Youth Uprising partnered with the Oakland Police Department when Ron Dellums was mayor and wrote a violence prevention piece called the Oakland Strategy. It was plan based on hot spots and listed many of the same areas defined in Quan’s 100 Blocks.

“So we’re very familiar with the place-based strategy,” Simmons said, “We’re in fact a place-based organization.”

With hot spot, blind spots?

Many people have critiqued hot spot policing as a method that just displaces crimes to surrounding areas. But David Weisburd, a professor at George Mason University and director of the Center for Evidence Based Crime Policy says there is a lot of evidence that shows crime is not so easily movable. On the contrary, he says what tends to happen is that the areas nearby get better.

Some residents also critique the tactic as unfair, saying it pulls resources out of higher income neighborhoods and increases the risk of burglaries and other crimes. If the police are really doing hot spot patrols, Weisburd said, then they’re not missing the affluent areas like parts of downtown and shopping centers.

But another view is that affluent areas don’t necessarily need that patrol. “People may not like that,” he said, “but the truth is that the police should be focusing their resources where they’re needed, especially when the number of police is declining.”
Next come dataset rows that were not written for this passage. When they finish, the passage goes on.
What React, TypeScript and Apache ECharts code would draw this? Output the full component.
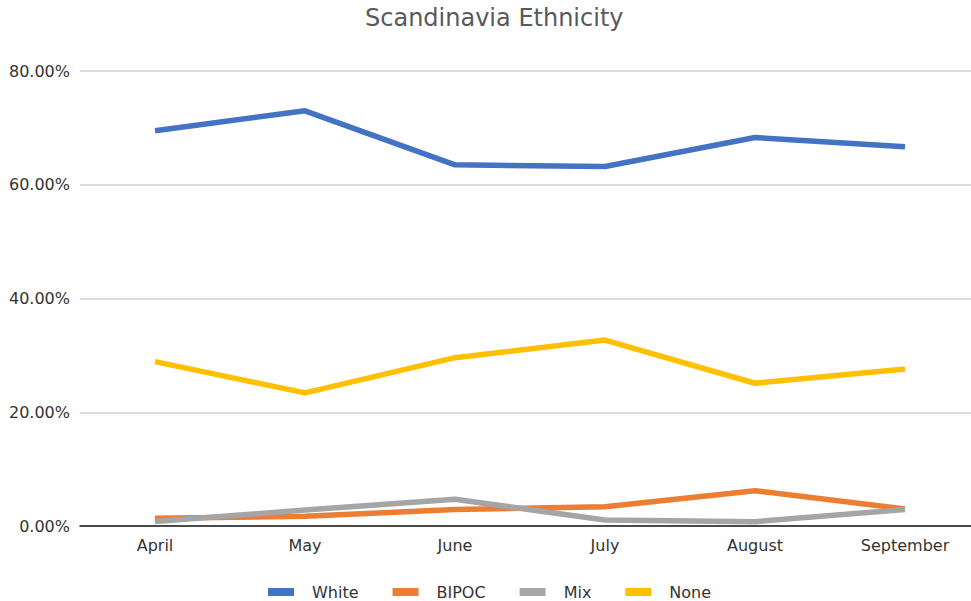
import React, { useEffect, useRef } from "react";
import * as echarts from "echarts";

// Monthly share of respondents by ethnicity group (percent)
const months = ["April", "May", "June", "July", "August", "September"];
const white = [69.5, 73.0, 63.5, 63.2, 68.3, 66.7];
const bipoc = [1.35, 1.7, 2.9, 3.4, 6.2, 3.0];
const mix = [0.8, 2.8, 4.7, 1.05, 0.76, 2.9];
const none = [28.9, 23.4, 29.6, 32.7, 25.1, 27.6];
const yTicks = { min: 0, max: 80, interval: 20 };

const FONT = "DejaVu Sans";

export default function App() {
  const ref = useRef<HTMLDivElement>(null);

  useEffect(() => {
    document.body.style.margin = "0";
    if (!ref.current) return;
    const chart = echarts.init(ref.current, null, { renderer: "svg" });
    const line = (name: string, data: number[], color: string) => ({
      name,
      type: "line",
      data,
      symbol: "none",
      lineStyle: { width: 5.5, color, cap: "butt", join: "round" },
      itemStyle: { color },
    });
    chart.setOption({
      animation: false,
      backgroundColor: "#ffffff",
      textStyle: { fontFamily: FONT },
      title: {
        text: "Scandinavia Ethnicity",
        left: 365,
        top: 6,
        padding: 0,
        textStyle: { fontFamily: FONT, fontSize: 24, fontWeight: "normal", color: "#595959" },
      },
      legend: {
        left: 268,
        top: 583,
        padding: 0,
        itemWidth: 26,
        itemHeight: 8,
        itemGap: 34,
        icon: "rect",
        textStyle: {
          fontFamily: FONT,
          fontSize: 16,
          color: "#333333",
          lineHeight: 18,
          padding: [0, 0, 0, 13],
        },
        data: ["White", "BIPOC", "Mix", "None"],
      },
      // The plot area runs past the right edge of the canvas
      grid: {
        left: 80,
        width: 900,
        top: 71,
        height: 455,
        containLabel: false,
        outerBoundsMode: "none",
      },
      xAxis: {
        type: "category",
        data: months,
        boundaryGap: true,
        axisTick: { show: false },
        axisLine: { lineStyle: { color: "#1a1a1a", width: 1.5 } },
        axisLabel: { fontFamily: FONT, fontSize: 16, color: "#333333", margin: 11 },
      },
      yAxis: {
        type: "value",
        min: yTicks.min,
        max: yTicks.max,
        interval: yTicks.interval,
        axisLine: { show: false },
        axisTick: { show: false },
        splitLine: { lineStyle: { color: "#d0d0d0", width: 1.5 } },
        axisLabel: {
          fontFamily: FONT,
          fontSize: 16,
          color: "#333333",
          margin: 10,
          formatter: (v: number) => v.toFixed(2) + "%",
        },
      },
      series: [
        line("White", white, "#4472C4"),
        line("BIPOC", bipoc, "#ED7D31"),
        line("Mix", mix, "#A5A5A5"),
        line("None", none, "#FFC000"),
      ],
    });
    return () => chart.dispose();
  }, []);

  return <div ref={ref} style={{ width: 971, height: 601 }} />;
}
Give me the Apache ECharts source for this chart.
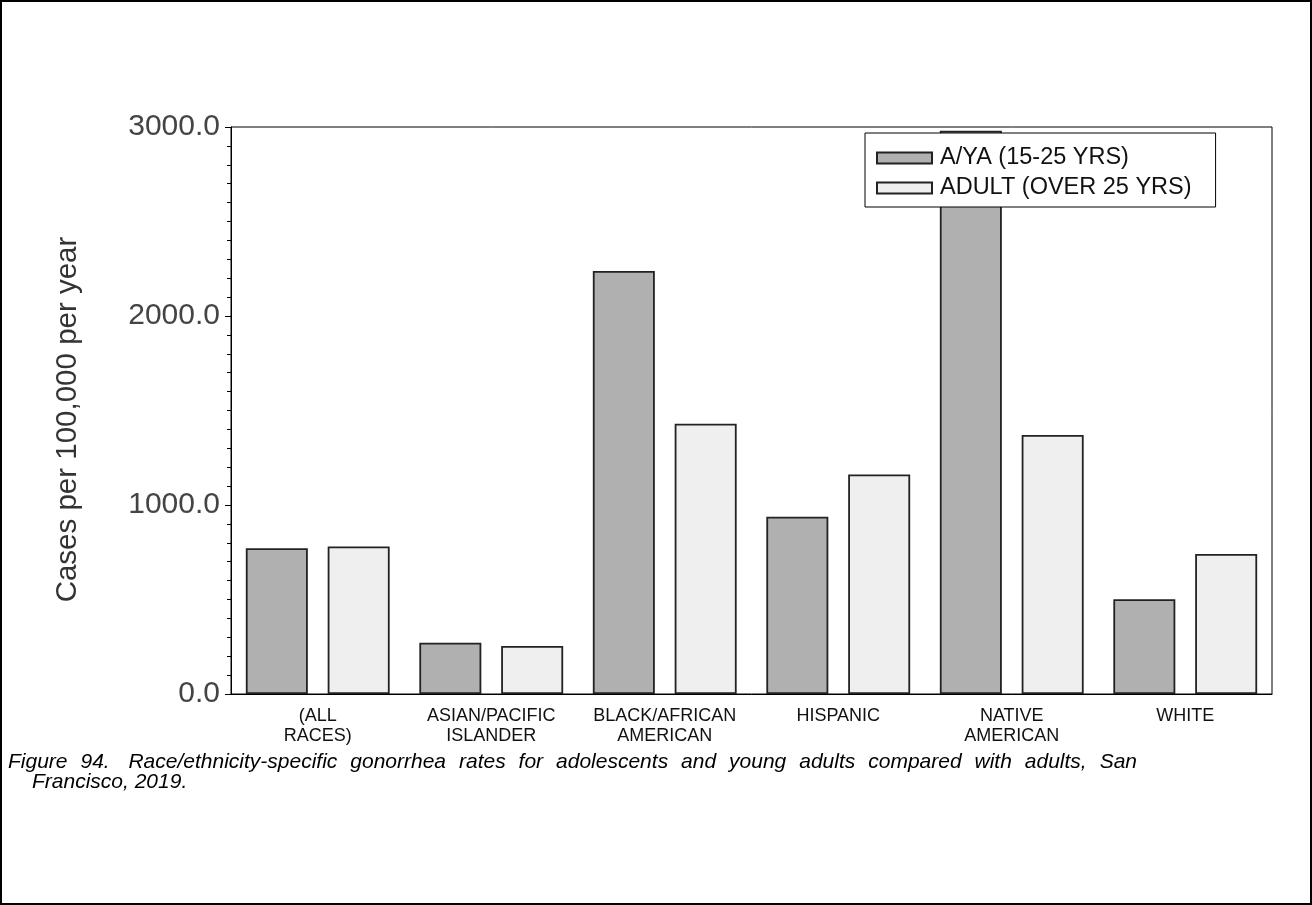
<!DOCTYPE html>
<html>
<head>
<meta charset="utf-8">
<script src="https://cdn.jsdelivr.net/npm/echarts@6/dist/echarts.min.js"></script>
<style>
html,body{margin:0;padding:0;background:#fff;}
#c{width:1312px;height:905px;}
</style>
</head>
<body>
<div id="c"></div>
<script>
var categories = ['(ALL\nRACES)', 'ASIAN/PACIFIC\nISLANDER', 'BLACK/AFRICAN\nAMERICAN', 'HISPANIC', 'NATIVE\nAMERICAN', 'WHITE'];
var ayaValues = [771, 271, 2238, 938, 2980, 501];
var adultValues = [781, 254, 1430, 1162, 1370, 741];
var seriesNames = ['A/YA (15-25 YRS)', 'ADULT (OVER 25 YRS)'];
var yAxisTitle = 'Cases per 100,000 per year';
var captionLines = ['Figure 94.  Race/ethnicity-specific gonorrhea rates for adolescents and young adults compared with adults, San', 'Francisco, 2019.'];

var font = 'Liberation Sans, Arial, sans-serif';
var capFont = 'italic 21px "Liberation Sans", Arial, sans-serif';

// justified first caption line (the source paragraph is justified)
var ctx = document.createElement('canvas').getContext('2d');
ctx.font = capFont;
var tokens = captionLines[0].split(/(\s+)/);
var words = [], gaps = [];
tokens.forEach(function (t, i) { if (i % 2 === 0) words.push(t); else gaps.push(t); });
var capLeft = 8, capRight = 1137;
var natural = ctx.measureText(captionLines[0]).width;
var extra = gaps.length ? Math.max(0, (capRight - capLeft - natural) / gaps.length) : 0;
var captionGraphics = [];
var x = capLeft;
words.forEach(function (w, i) {
  captionGraphics.push({type: 'text', x: x, y: 752, style: {text: w, font: capFont, fill: '#000'}, silent: true});
  x += ctx.measureText(w).width;
  if (i < gaps.length) x += ctx.measureText(gaps[i]).width + extra;
});
captionGraphics.push({type: 'text', x: 32, y: 772, style: {text: captionLines[1], font: capFont, fill: '#000'}, silent: true});

var chart = echarts.init(document.getElementById('c'), null, {renderer: 'canvas'});
chart.setOption({
  animation: false,
  backgroundColor: '#fff',
  grid: {left: 231, right: 40, top: 127, bottom: 211, show: true, borderColor: '#000', borderWidth: 1, backgroundColor: 'transparent'},
  legend: {
    orient: 'vertical', left: 865, top: 133,
    backgroundColor: '#fff', borderColor: '#000', borderWidth: 1,
    padding: [13, 24, 7, 11],
    itemWidth: 55, itemHeight: 11, itemGap: 6,
    icon: 'rect',
    textStyle: {fontFamily: font, fontSize: 23.5, color: '#111', lineHeight: 23, padding: [0, 0, 0, 3]},
    data: seriesNames
  },
  xAxis: {
    type: 'category', data: categories,
    axisLine: {lineStyle: {color: '#000', width: 1}},
    axisTick: {show: false},
    axisLabel: {fontFamily: font, fontSize: 18, color: '#111', lineHeight: 20, margin: 12, interval: 0}
  },
  yAxis: {
    type: 'value', min: 0, max: 3000, interval: 1000,
    name: yAxisTitle, nameLocation: 'middle', nameGap: 148,
    nameTextStyle: {fontFamily: font, fontSize: 29.5, color: '#333', padding: [0, 18, 0, 0]},
    axisLine: {show: true, lineStyle: {color: '#000', width: 1}},
    axisTick: {show: true, length: 6, lineStyle: {color: '#000'}},
    minorTick: {show: true, splitNumber: 10, length: 4, lineStyle: {color: '#000'}},
    splitLine: {show: false},
    axisLabel: {fontFamily: font, fontSize: 30, color: '#444', margin: 11, formatter: function (v) { return v.toFixed(1); }}
  },
  series: [
    {name: seriesNames[0], type: 'bar', data: ayaValues, barWidth: 62, barGap: '32%',
     itemStyle: {color: '#b0b0b0', borderColor: '#222', borderWidth: 1.8}},
    {name: seriesNames[1], type: 'bar', data: adultValues, barWidth: 62, barGap: '32%',
     itemStyle: {color: '#efefef', borderColor: '#222', borderWidth: 1.8}}
  ],
  graphic: [
    {type: 'rect', shape: {x: 1, y: 1, width: 1310, height: 903}, style: {fill: 'none', stroke: '#000', lineWidth: 2}, silent: true}
  ].concat(captionGraphics)
});
</script>
</body>
</html>
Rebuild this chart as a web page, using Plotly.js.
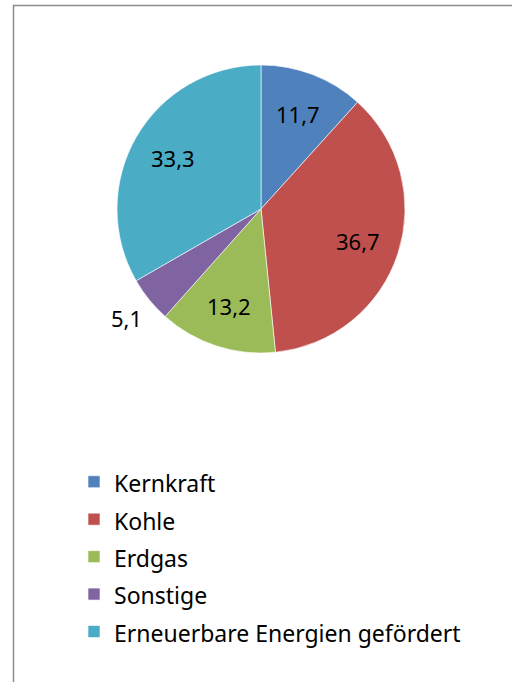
<!DOCTYPE html>
<html>
<head>
<meta charset="utf-8">
<script src="https://cdn.plot.ly/plotly-3.0.1.min.js"></script>
<style>html,body{margin:0;padding:0;background:#fff;}#chart{width:512px;height:682px;}</style>
</head>
<body>
<div id="chart"></div>
<script>
const categories = ['Kernkraft', 'Kohle', 'Erdgas', 'Sonstige', 'Erneuerbare Energien gefördert'];
const shares = [11.7, 36.7, 13.2, 5.1, 33.3];
const colors = ['#4F81BD', '#C0504D', '#9BBB59', '#8064A2', '#4BACC6'];
const labelPositions = ['inside', 'inside', 'inside', 'outside', 'inside'];

const W = 512, H = 682;
const cx = 261, cy = 209, r = 144;
const FONT = 'Noto Sans, sans-serif';

// legend rows: larger legend font sets row spacing, span sets visible text size
const legendLabels = categories.map(c => '<span style="font-size:23px">' + c + '</span>');

const trace = {
  type: 'pie',
  labels: legendLabels,
  values: shares,
  textinfo: 'none',
  hoverinfo: 'value',
  sort: false,
  direction: 'clockwise',
  rotation: 0,
  marker: { colors: colors, line: { color: '#ffffff', width: 0.6 } },
  automargin: false,
  domain: { x: [(cx - r) / W, (cx + r) / W], y: [(H - cy - r) / H, (H - cy + r) / H] }
};

// data labels placed from the cumulative shares (Excel-like label radius)
const total = shares.reduce((a, b) => a + b, 0);
let cum = 0;
const annotations = shares.map((v, i) => {
  const mid = (cum + v / 2) / total * 2 * Math.PI;
  cum += v;
  const rho = labelPositions[i] === 'inside' ? 0.71 : 1.2;
  const px = cx + rho * r * Math.sin(mid);
  const py = cy - rho * r * Math.cos(mid);
  return {
    xref: 'paper', yref: 'paper',
    x: px / W, y: 1 - py / H,
    xanchor: 'center', yanchor: 'middle',
    text: v.toFixed(1).replace('.', ','),
    showarrow: false,
    font: { family: FONT, size: 22, color: '#000000' }
  };
});

const layout = {
  width: W, height: H,
  margin: { l: 0, r: 0, t: 0, b: 0 },
  paper_bgcolor: '#ffffff',
  showlegend: true,
  legend: {
    x: 74 / W, xanchor: 'left',
    y: 1 - 458 / H, yanchor: 'top',
    font: { family: FONT, size: 26.5, color: '#000000' },
    bgcolor: 'rgba(0,0,0,0)',
    traceorder: 'normal',
    valign: 'middle'
  },
  annotations: annotations,
  shapes: [{
    type: 'rect', xref: 'paper', yref: 'paper',
    x0: 13.5 / W, x1: 1.2, y0: -0.2, y1: 1 - 5.5 / H,
    line: { color: '#8c8c8c', width: 1.5 }, fillcolor: 'rgba(0,0,0,0)'
  }]
};

Plotly.newPlot('chart', [trace], layout, { displayModeBar: false, staticPlot: true });
</script>
</body>
</html>
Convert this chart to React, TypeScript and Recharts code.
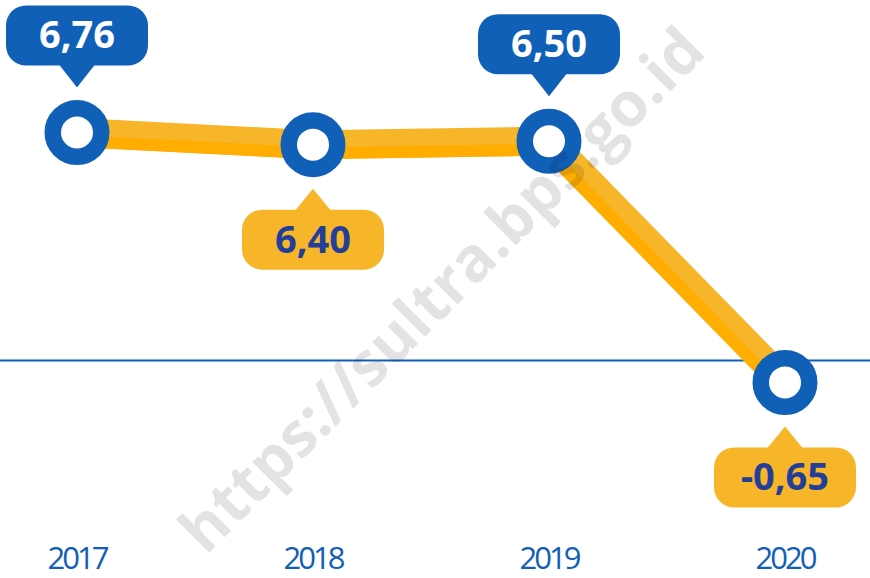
import React from 'react';
import { LineChart, Line, XAxis, YAxis, ReferenceLine, LabelList } from 'recharts';

const years = ['2017', '2018', '2019', '2020'];
const growth = [6.76, 6.4, 6.5, -0.65];
const valueLabels = ['6,76', '6,40', '6,50', '-0,65'];

const data = years.map((y, i) => ({ year: y, value: growth[i], label: valueLabels[i] }));

const BLUE = '#1160B8';
const LIGHT = '#F7B52A';
const DARK = '#FFAD00';
const NAVY = '#233E99';

const Dot = (props: any) => {
  const { cx, cy, index } = props;
  if (cx == null || cy == null) return null;
  return <circle key={`dot-${index}`} cx={cx} cy={cy} r={24.25} fill="#fff" stroke={BLUE} strokeWidth={16.5} />;
};

const Callout = (props: any) => {
  const { x, y, index } = props;
  if (x == null || y == null) return null;
  const above = index % 2 === 0;
  const w = 142;
  const h = 60;
  const left = x - w / 2;
  const top = above ? y - 127 : y + 65;
  const fill = above ? BLUE : LIGHT;
  const textFill = above ? '#fff' : NAVY;
  const tri = above
    ? `${x - 18},${y - 68} ${x + 18},${y - 68} ${x},${y - 45}`
    : `${x - 18},${y + 66} ${x + 18},${y + 66} ${x},${y + 44}`;
  return (
    <g>
      <rect x={left} y={top} width={w} height={h} rx={20} ry={20} fill={fill} />
      <polygon points={tri} fill={fill} />
      <text
        x={x}
        y={top + 43}
        textAnchor="middle"
        fill={textFill}
        fontFamily="'Noto Sans', sans-serif"
        fontWeight={700}
        fontSize={38}
      >
        {data[index].label}
      </text>
    </g>
  );
};

const Tick = (props: any) => {
  const { x, y, payload } = props;
  return (
    <text
      x={x}
      y={y + 39}
      textAnchor="middle"
      fill={BLUE}
      fontFamily="'Open Sans', sans-serif"
      fontWeight={400}
      fontSize={31}
      letterSpacing={-3}
    >
      {payload.value}
    </text>
  );
};

export default function App() {
  return (
    <div style={{ position: 'absolute', left: 0, top: 0, width: 870, height: 578, background: '#fff' }}>
      <style>{`.dark-line .recharts-line-curve { transform: translate(-3px, 8.5px); }`}</style>
      <LineChart width={870} height={578} data={data} margin={{ top: 0, right: 0, bottom: 0, left: 0 }}>
        <XAxis
          dataKey="year"
          height={48}
          axisLine={false}
          tickLine={false}
          tickSize={0}
          tickMargin={0}
          padding={{ left: 77, right: 85 }}
          tick={<Tick />}
          interval={0}
        />
        <YAxis hide type="number" domain={[-5.025, 10.688]} allowDataOverflow />
        <ReferenceLine y={0} stroke={BLUE} strokeWidth={2} />
        <Line
          type="linear"
          dataKey="value"
          stroke={LIGHT}
          strokeWidth={29}
          strokeLinejoin="round"
          dot={false}
          activeDot={false}
          isAnimationActive={false}
        />
        <Line
          className="dark-line"
          type="linear"
          dataKey="value"
          stroke={DARK}
          strokeWidth={12}
          strokeLinejoin="round"
          dot={false}
          activeDot={false}
          isAnimationActive={false}
        />
        <Line
          type="linear"
          dataKey="value"
          stroke="none"
          strokeWidth={0}
          dot={<Dot />}
          activeDot={false}
          isAnimationActive={false}
        >
          <LabelList dataKey="value" content={<Callout />} />
        </Line>
      </LineChart>
      <svg
        width={870}
        height={578}
        style={{ position: 'absolute', left: 0, top: 0, pointerEvents: 'none' }}
      >
        <text
          x={440}
          y={288}
          textAnchor="middle"
          dominantBaseline="central"
          transform="rotate(-45 440 288)"
          fill="rgba(0,0,0,0.11)"
          fontFamily="'Open Sans', sans-serif"
          fontWeight={700}
          fontSize={62}
        >
          https://sultra.bps.go.id
        </text>
      </svg>
    </div>
  );
}
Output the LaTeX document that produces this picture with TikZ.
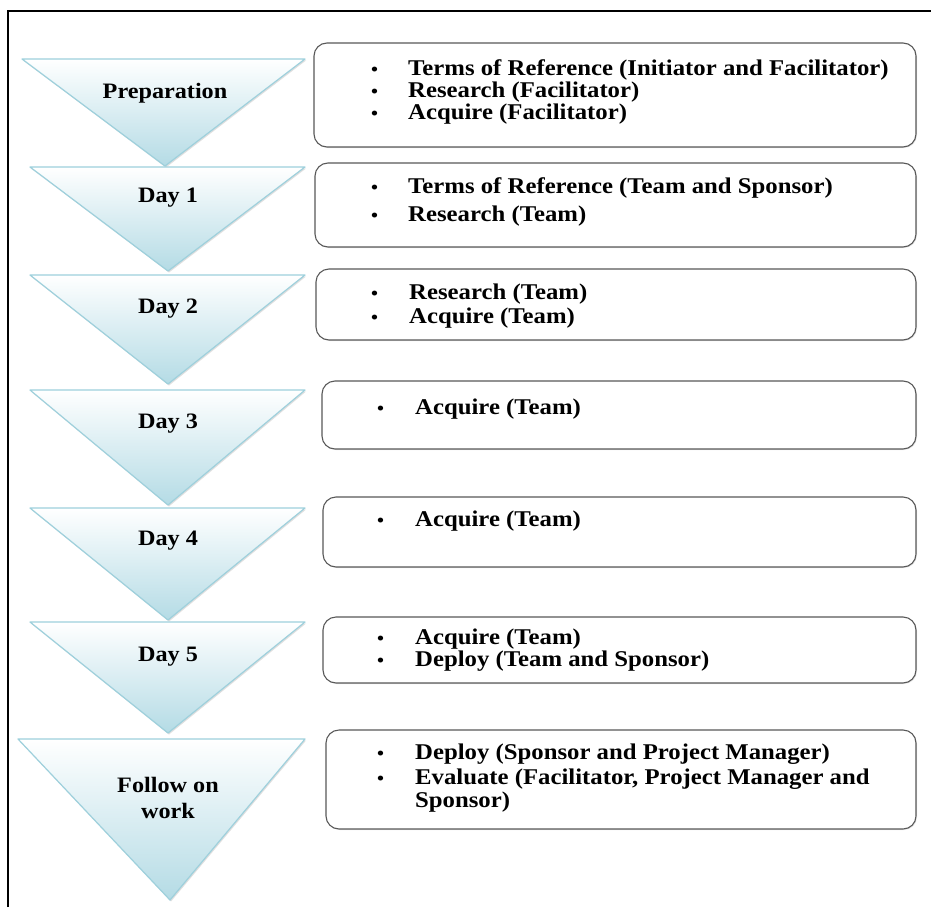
\documentclass[tikz,border=0pt]{standalone}
\usepackage{fontspec}
\setmainfont[FakeStretch=1.1]{Liberation Serif}
\usetikzlibrary{shadows}
\definecolor{triblue}{HTML}{B4DBE5}
\definecolor{triedge}{HTML}{9ED0DC}
\definecolor{boxedge}{HTML}{595959}
\tikzset{
  phase/.style={top color=white, bottom color=triblue, draw=triedge, line width=1.2pt, line join=round,
    drop shadow={opacity=0.25, shadow xshift=1pt, shadow yshift=-1.5pt}},
  taskbox/.style={draw=boxedge, line width=1.1pt, rounded corners=13pt, fill=white,
    drop shadow={opacity=0.2, shadow xshift=1pt, shadow yshift=-1pt}},
  phaselabel/.style={font=\bfseries\fontsize{22}{26}\selectfont, align=center, inner sep=0pt},
  dot/.style={font=\bfseries\fontsize{18}{22}\selectfont, anchor=base west, inner sep=0pt},
  tasktext/.style={font=\bfseries\fontsize{22.5}{24}\selectfont, anchor=base west, inner sep=0pt},
}
\begin{document}
\begin{tikzpicture}[x=1pt,y=-1pt]
\useasboundingbox (0,0) rectangle (931,907);
\fill[white] (0,0) rectangle (931,907);
% outer frame
\draw[line width=1.6pt] (8,907) -- (8,11) -- (931,11);

% phases
\draw[phase] (22,59) -- (305,59) -- (165,166) -- cycle;
\draw[phase] (30,167) -- (305,167) -- (168,271) -- cycle;
\draw[phase] (30,275) -- (305,275) -- (168,384) -- cycle;
\draw[phase] (30,390) -- (305,390) -- (168,505) -- cycle;
\draw[phase] (30,508) -- (305,508) -- (168,620) -- cycle;
\draw[phase] (30,622) -- (305,622) -- (168,733) -- cycle;
\draw[phase] (18,739) -- (305,739) -- (170,900) -- cycle;

\node[phaselabel] (prep) at (165,93) {Preparation};
\node[phaselabel] (day1) at (168,198) {Day 1};
\node[phaselabel] (day2) at (168,309) {Day 2};
\node[phaselabel] (day3) at (168,424) {Day 3};
\node[phaselabel] (day4) at (168,541) {Day 4};
\node[phaselabel] (day5) at (168,657) {Day 5};
\node[phaselabel] (follow) at (168,798) {Follow on\\work};

% task boxes
\draw[taskbox] (314,43) rectangle (916,147);
\draw[taskbox] (315,163) rectangle (916,247);
\draw[taskbox] (316,269) rectangle (916,340);
\draw[taskbox] (322,381) rectangle (916,449);
\draw[taskbox] (323,497) rectangle (916,567);
\draw[taskbox] (323,617) rectangle (916,683);
\draw[taskbox] (326,730) rectangle (916,829);

% preparation
\node[dot] (b11) at (371,75) {•};
\node[tasktext] (t11) at (408,75) {Terms of Reference (Initiator and Facilitator)};
\node[dot] (b12) at (371,97) {•};
\node[tasktext] (t12) at (408,97) {Research (Facilitator)};
\node[dot] (b13) at (371,119) {•};
\node[tasktext] (t13) at (408,119) {Acquire (Facilitator)};
% day 1
\node[dot] (b21) at (371,193) {•};
\node[tasktext] (t21) at (408,193) {Terms of Reference (Team and Sponsor)};
\node[dot] (b22) at (371,221) {•};
\node[tasktext] (t22) at (408,221) {Research (Team)};
% day 2
\node[dot] (b31) at (371,299) {•};
\node[tasktext] (t31) at (409,299) {Research (Team)};
\node[dot] (b32) at (371,323) {•};
\node[tasktext] (t32) at (409,323) {Acquire (Team)};
% day 3
\node[dot] (b41) at (377,414) {•};
\node[tasktext] (t41) at (415,414) {Acquire (Team)};
% day 4
\node[dot] (b51) at (377,526) {•};
\node[tasktext] (t51) at (415,526) {Acquire (Team)};
% day 5
\node[dot] (b61) at (377,644) {•};
\node[tasktext] (t61) at (415,644) {Acquire (Team)};
\node[dot] (b62) at (377,666) {•};
\node[tasktext] (t62) at (415,666) {Deploy (Team and Sponsor)};
% follow on work
\node[dot] (b71) at (377,759) {•};
\node[tasktext] (t71) at (415,759) {Deploy (Sponsor and Project Manager)};
\node[dot] (b72) at (377,784) {•};
\node[tasktext] (t72) at (415,784) {Evaluate (Facilitator, Project Manager and};
\node[tasktext] (t73) at (415,807) {Sponsor)};
\end{tikzpicture}
\end{document}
At the recent Youth Uprising LEAD meeting, people talked about a desire to see more resources for youth—not just more policing. Besides the programs and classes at Youth Uprising, there is a concern that there isn’t a whole lot for young people to do in East Oakland. For most of the youth, living in a hot spot means trying to stay out of trouble, but given the crimes rates of many East Oakland neighborhoods, it’s a daily struggle.

“What are we doing and what are we providing for young people to do,” Alyssa Evans, 23, Community Transformation Coordinator at Youth Uprising, said, “There’s an attempt to try and stop the assaults and homicides, but without actually thinking about what’s making these things happen in the first place.”